━━━ Data for this task

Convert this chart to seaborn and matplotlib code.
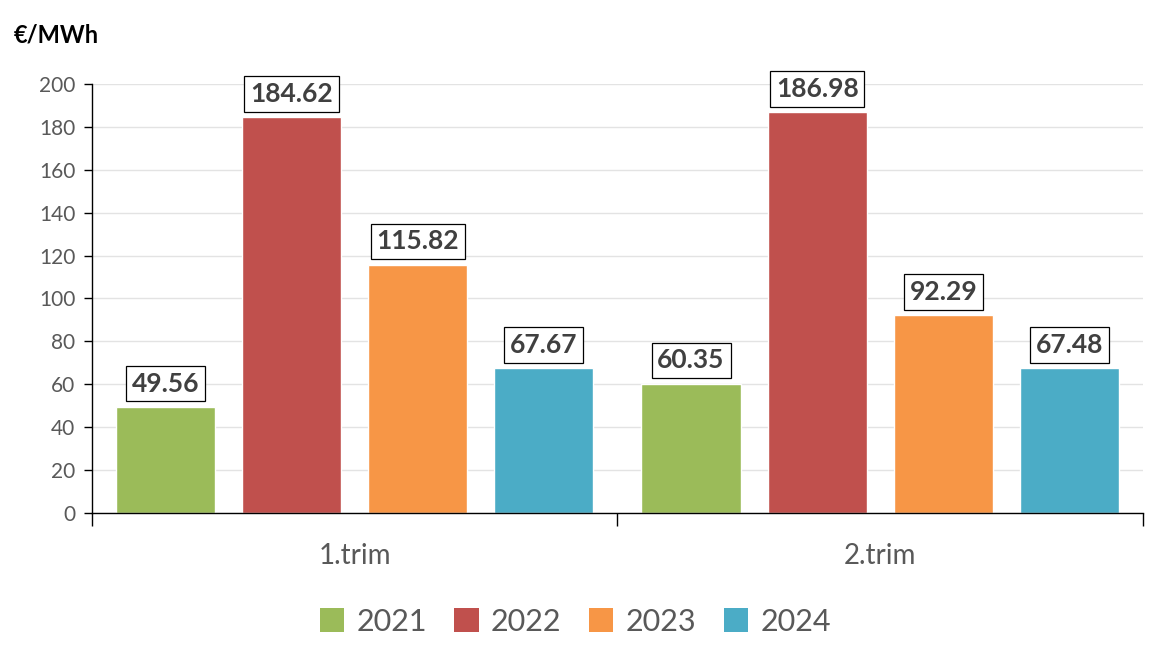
import numpy as np
import pandas as pd
import matplotlib
matplotlib.use("Agg")
import matplotlib.pyplot as plt
import seaborn as sns
from matplotlib.patches import Patch


QUARTERS = ["1.trim", "2.trim"]
YEARS = ["2021", "2022", "2023", "2024"]
VALUES = {
    "2021": [49.56, 60.35],
    "2022": [184.62, 186.98],
    "2023": [115.82, 92.29],
    "2024": [67.67, 67.48],
}
COLORS = ["#9BBB59", "#C0504D", "#F79646", "#4BACC6"]
Y_TICKS = list(range(0, 201, 20))

rows = []
for year in YEARS:
    for q, v in zip(QUARTERS, VALUES[year]):
        rows.append({"trim": q, "year": year, "value": v})
df = pd.DataFrame(rows)

sns.set_style("white")
plt.rcParams["font.family"] = ["Lato", "DejaVu Sans"]

fig = plt.figure(figsize=(11.67, 6.65), dpi=100)
ax = fig.add_axes([0.0788, 0.2286, 0.9006, 0.6451])

sns.barplot(
    data=df, x="trim", y="value", hue="year", order=QUARTERS, hue_order=YEARS,
    palette=COLORS, width=0.96, gap=0.214, saturation=1, ax=ax, legend=False,
    errorbar=None,
)

for cont in ax.containers:
    ax.bar_label(
        cont, fmt="%.2f", padding=8, fontsize=19, fontweight="bold", color="#404040",
        bbox=dict(boxstyle="square,pad=0.22", facecolor="white", edgecolor="black", linewidth=0.9),
    )

ax.set_xlim(-0.5, 1.5)
ax.set_ylim(0, 200)
ax.set_yticks(Y_TICKS)
ax.yaxis.grid(True, color="#E3E3E3", linewidth=1)
ax.set_axisbelow(True)

for s in ["top", "right"]:
    ax.spines[s].set_visible(False)
for s in ["left", "bottom"]:
    ax.spines[s].set_color("black")
    ax.spines[s].set_linewidth(1)

ax.tick_params(axis="y", which="major", left=True, length=6, width=1, color="black",
               labelsize=15, labelcolor="#595959", pad=6)
ax.set_xticks([-0.5, 0.5, 1.5], minor=True)
ax.tick_params(axis="x", which="minor", bottom=True, length=9, width=1, color="black")
ax.tick_params(axis="x", which="major", bottom=False, labelsize=20, labelcolor="#595959", pad=18)
ax.set_xlabel("")
ax.set_ylabel("")

fig.text(0.012, 0.947, "€/MWh", fontsize=17, fontweight="bold", color="black", va="center")

handles = [Patch(facecolor=c, edgecolor="none") for c in COLORS]
fig.legend(handles, YEARS, loc="center", bbox_to_anchor=(0.493, 0.065), ncol=4, frameon=False,
           fontsize=22, labelcolor="#595959", handlelength=0.8, handleheight=0.8,
           handletextpad=0.4, columnspacing=0.9)

fig.savefig("out.png", dpi=100)
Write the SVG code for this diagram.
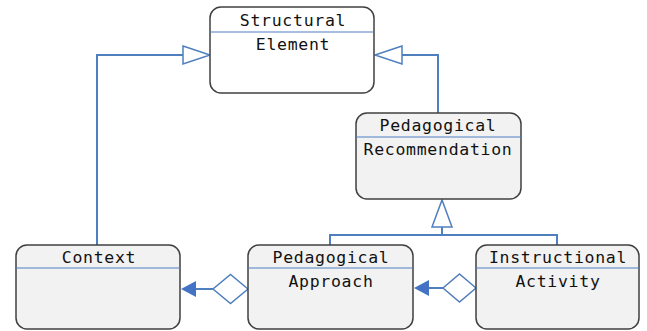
<svg xmlns="http://www.w3.org/2000/svg" width="647" height="331" viewBox="0 0 647 331">
<style>
.box{fill:#f2f2f2;stroke:#404040;stroke-width:1.5}
.sep{stroke:#4f7fbf;stroke-width:1.2}
.t{font-family:"DejaVu Sans Mono",monospace;font-size:16.5px;letter-spacing:0.7px;fill:#111;text-anchor:middle}
.c{fill:none;stroke:#4f7fbf;stroke-width:2}
.hollow{fill:#fff;stroke:#4f7fbf;stroke-width:1.5}
.filled{fill:#4472c4;stroke:none}
</style>
<rect width="647" height="331" fill="#fff"/>
<g id="connectors">
<polyline class="c" points="97,245 97,55 183,55"/>
<polygon class="hollow" points="183,46 210,55 183,64"/>
<polyline class="c" points="438,113 438,55 402,55"/>
<polygon class="hollow" points="402,46 375,55 402,64"/>
<polyline class="c" points="330,245 330,235 557,235 557,245"/>
<line class="c" x1="442" y1="235" x2="442" y2="227"/>
<polygon class="hollow" points="432,227 442,200 452,227"/>
<line class="c" x1="195" y1="289" x2="213" y2="289"/>
<polygon class="filled" points="181,289 196,281 196,297"/>
<polygon class="hollow" points="248,289 230.5,274.5 213,289 230.5,303.5"/>
<line class="c" x1="428" y1="288" x2="443" y2="288"/>
<polygon class="filled" points="414,288 429,280 429,296"/>
<polygon class="hollow" points="476,288 459.5,274 443,288 459.5,302"/>
</g>
<g id="structural-element">
<rect class="box" style="fill:#fff" x="210" y="7" width="164" height="86" rx="11"/>
<line class="sep" x1="210" y1="32" x2="374" y2="32"/>
<text class="t" x="293" y="26">Structural</text>
<text class="t" x="293" y="50">Element</text>
</g>
<g id="pedagogical-recommendation">
<rect class="box" x="356" y="113" width="165" height="86" rx="11"/>
<line class="sep" x1="356" y1="137" x2="521" y2="137"/>
<text class="t" x="438" y="131">Pedagogical</text>
<text class="t" x="438" y="155">Recommendation</text>
</g>
<g id="context">
<rect class="box" x="16" y="245" width="164" height="84" rx="11"/>
<line class="sep" x1="16" y1="268" x2="180" y2="268"/>
<text class="t" x="99" y="263">Context</text>
</g>
<g id="pedagogical-approach">
<rect class="box" x="248" y="245" width="165" height="84" rx="11"/>
<line class="sep" x1="248" y1="268" x2="413" y2="268"/>
<text class="t" x="331" y="263">Pedagogical</text>
<text class="t" x="331" y="287">Approach</text>
</g>
<g id="instructional-activity">
<rect class="box" x="476" y="245" width="163" height="84" rx="11"/>
<line class="sep" x1="476" y1="268" x2="639" y2="268"/>
<text class="t" x="558" y="263">Instructional</text>
<text class="t" x="558" y="287">Activity</text>
</g>
</svg>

━━━━━━

The records are above. How many lines in them contain the word "code"? Give the number alone.

* Reply to the task
2